Physical AI is no longer just a talking point for the global elite at Davos. Multi-agent, embodied systems capable of autonomous action are now a real-world application, prompting leaders like NVIDIA's CEO to put price tag of trillions of dollars on the opportunity. And while many companies are still figuring out how to rewrite the rules of enterprise innovation with generative and agentic AI, fully autonomous physical AI pilot programs are rolling out around the world.
Watching the evolution closely is Armel Roméo Kouassi, a Senior Vice President at Northern Trust Corporation. As a results-driven global finance executive, he brings more than 20 years of insight on risk management and accountability to the banking, wealth management, and strategic planning fields. From his vantage point, autonomous systems are an imminent force reshaping how institutions operate and compete.
"Physical AI is the next industrial revolution. It's all about autonomous systems that don’t just generate insights, but take action in the real world." Such systems, he emphasizes, aren't a distant concept. They're already being embedded in real-world systems and operating in live environments.
Banking without bankers: As an example, Kouassi highlights a fully autonomous bank launched in India that targets the country's vast unbanked population with a near-zero fee structure. "There aren't bankers. They just hire engineers to make sure the tool works," Kouassi explains. "In that area, many people don't have formal ZIP codes like in the U.S., so your address is identified through GPS."
Leapfrogging legacy: The model sidesteps legacy infrastructure entirely, showcasing AI as a transformative opportunity rather than a threat, especially in emerging markets. "For the unbanked population, it's a revolutionary tool because the alternative is nothing. It's an entirely different value proposition compared to a sophisticated client who already has access to a full suite of banking products."
The AI mandate: This kind of disruption is putting pressure on traditional financial institutions, with the banking industry outlook showing a sector focused on efficiency gains and seizing the agentic AI advantage. "Financial institutions are driven by their earnings calls," Kouassi notes. "When analysts consistently ask about productivity and AI, banks must respond to return value to shareholders. Those questions drive the trend."
The answer, Kouassi says, isn’t a wholesale rip and replace of old systems. Instead, the key lies in augmenting human performance. "We often talk about the physical transformation legacy systems, but part of AI is removing or augmenting human thinking, execution, and bias." Even with a legacy system, he says, AI frameworks can help boost the performance of its human operators. "Now that legacy system becomes one, two, or three times more effective. Right there, you increase the productivity of a firm."
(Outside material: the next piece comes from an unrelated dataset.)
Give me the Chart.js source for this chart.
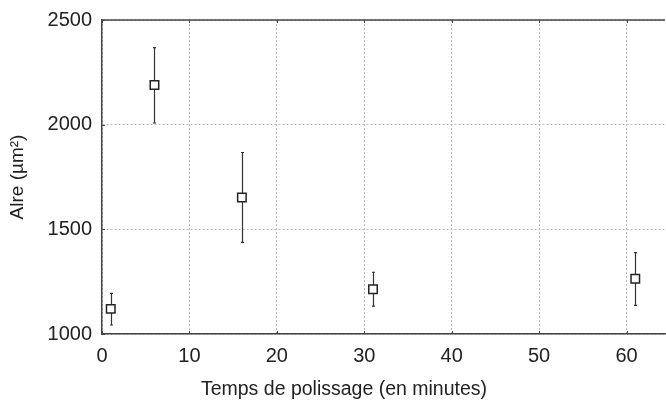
<!DOCTYPE html>
<html>
<head>
<meta charset="utf-8">
<script src="https://cdn.jsdelivr.net/npm/chart.js@4/dist/chart.umd.min.js"></script>
<style>
  html, body { margin: 0; padding: 0; background: #fff; }
  #wrap { width: 666px; height: 401px; }
</style>
</head>
<body>
<div id="wrap"><canvas id="aireChart" width="666" height="401"></canvas></div>
<script>
// temps de polissage (minutes) et aire moyenne avec barres d'erreur
const temps = [1, 6, 16, 31, 61];
const aire = [1120, 2190, 1652, 1214, 1264];
const aireMin = [1043, 2008, 1438, 1133, 1137];
const aireMax = [1194, 2368, 1867, 1295, 1389];
const xTicks = [0, 10, 20, 30, 40, 50, 60];
const yTicks = [1000, 1500, 2000, 2500];
const xTitre = 'Temps de polissage (en minutes)';

const fontFam = '"Liberation Sans", Arial, Helvetica, sans-serif';

const errorBars = {
    id: 'errorBars',
    beforeDatasetsDraw(chart) {
        const ctx = chart.ctx;
        const xs = chart.scales.x, ys = chart.scales.y;
        ctx.save();
        ctx.strokeStyle = '#333';
        ctx.lineWidth = 1.2;
        for (let i = 0; i < temps.length; i++) {
            const px = Math.round(xs.getPixelForValue(temps[i])) + 0.5;
            const y1 = ys.getPixelForValue(aireMin[i]);
            const y2 = ys.getPixelForValue(aireMax[i]);
            ctx.beginPath();
            ctx.moveTo(px, y1);
            ctx.lineTo(px, y2);
            ctx.moveTo(px - 1.5, y1);
            ctx.lineTo(px + 1.5, y1);
            ctx.moveTo(px - 1.5, y2);
            ctx.lineTo(px + 1.5, y2);
            ctx.stroke();
        }
        ctx.restore();
    },
    afterDraw(chart) {
        // cadre du haut, petites graduations vers l'intérieur, titre de l'axe x
        const ctx = chart.ctx;
        const a = chart.chartArea;
        const xs = chart.scales.x, ys = chart.scales.y;
        ctx.save();
        ctx.strokeStyle = '#444';
        ctx.lineWidth = 1.5;
        ctx.beginPath();
        ctx.moveTo(a.left, a.top);
        ctx.lineTo(a.right, a.top);
        ctx.stroke();
        ctx.lineWidth = 1;
        ctx.beginPath();
        xTicks.forEach(v => {
            const px = Math.round(xs.getPixelForValue(v)) + 0.5;
            ctx.moveTo(px, a.bottom);
            ctx.lineTo(px, a.bottom - 3);
            ctx.moveTo(px, a.top);
            ctx.lineTo(px, a.top + 3);
        });
        yTicks.forEach(v => {
            const py = Math.round(ys.getPixelForValue(v)) + 0.5;
            ctx.moveTo(a.left, py);
            ctx.lineTo(a.left + 3, py);
        });
        ctx.stroke();
        ctx.fillStyle = '#222';
        ctx.font = '19.5px ' + fontFam;
        ctx.textAlign = 'center';
        ctx.textBaseline = 'alphabetic';
        ctx.fillText(xTitre, a.left + 242, a.bottom + 61);
        ctx.restore();
    }
};

new Chart(document.getElementById('aireChart').getContext('2d'), {
    type: 'scatter',
    data: {
        datasets: [{
            data: temps.map((t, i) => ({ x: t, y: aire[i] })),
            pointStyle: 'rect',
            pointRadius: 6,
            pointHoverRadius: 6,
            pointBackgroundColor: '#fff',
            pointBorderColor: '#222',
            pointBorderWidth: 1.5,
            showLine: false
        }]
    },
    options: {
        responsive: false,
        animation: false,
        layout: { autoPadding: false, padding: { top: 19, right: 1, left: 0, bottom: 0 } },
        plugins: {
            legend: { display: false },
            tooltip: { enabled: false }
        },
        scales: {
            x: {
                type: 'linear',
                min: 0,
                max: 64.4,
                afterBuildTicks: s => { s.ticks = xTicks.map(v => ({ value: v })); },
                afterFit: s => { s.height = 67; },
                grid: { color: '#bdbdbd', drawTicks: false },
                border: { color: '#444', width: 1.5, dash: [2, 2] },
                ticks: { color: '#222', padding: 10, font: { family: fontFam, size: 20 }, callback: v => String(v) }
            },
            y: {
                min: 1000,
                max: 2500,
                afterBuildTicks: s => { s.ticks = yTicks.map(v => ({ value: v })); },
                afterFit: s => { s.width = 102; },
                grid: { color: '#bdbdbd', drawTicks: false },
                border: { color: '#444', width: 1.5, dash: [2, 2] },
                ticks: { color: '#222', padding: 10, font: { family: fontFam, size: 20, lineHeight: 1 }, callback: v => String(v) },
                title: {
                    display: true,
                    text: 'Alre (µm²)',
                    color: '#222',
                    padding: { bottom: 0, top: 6 },
                    font: { family: fontFam, size: 19 }
                }
            }
        }
    },
    plugins: [errorBars]
});
</script>
</body>
</html>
Policing for machines: The move toward AI autonomy is prompting a conversation about new forms of supervision. As the industry moves toward multi-agent architectures, governance comes to the forefront. "We have to think about the new police, the new control, the new requirements to supervise autonomous robots," Kouassi explains. This is where human-in-the-loop processes become a critical aspect of control.
The human envelope: To illustrate, he uses the example of an AI-prompted report. "The report can be generated autonomously. It can be triggered at a particular time. But who has the ownership?" Ownership, he stresses, cannot be assigned to a machine. "A person has to have the ownership, so I believe the human envelope will continue."
In Kouassi's view, the AI race is escalating from a corporate contest to a national one. He describes a growing trend where data is treated as the strategic fuel for national AI ambitions. This push for sovereign architecture is reshaping the geopolitical map.
Data as a fortress: "We are seeing a trend of geopolitical decoupling because data has become the new gold. It's the fuel that gives a country its competitive advantage in AI," Kouassi says, pointing out that nations like France have begun creating their own closed AI platforms and digital ecosystems. "They understand that if the US government forces a company like Microsoft, Google, or Facebook to provide data, they have to comply."
Whether the motivations are geopolitical or industrial, Kouassi cautions that this isn’t a wait-and-see moment. He advises enterprises to adapt to autonomous, multi-agent systems now or risk being left behind in a productivity arms race. "You adapt or you die. The larger risk is doing nothing and allowing your company to lag behind the massive productivity gains that are clearly here."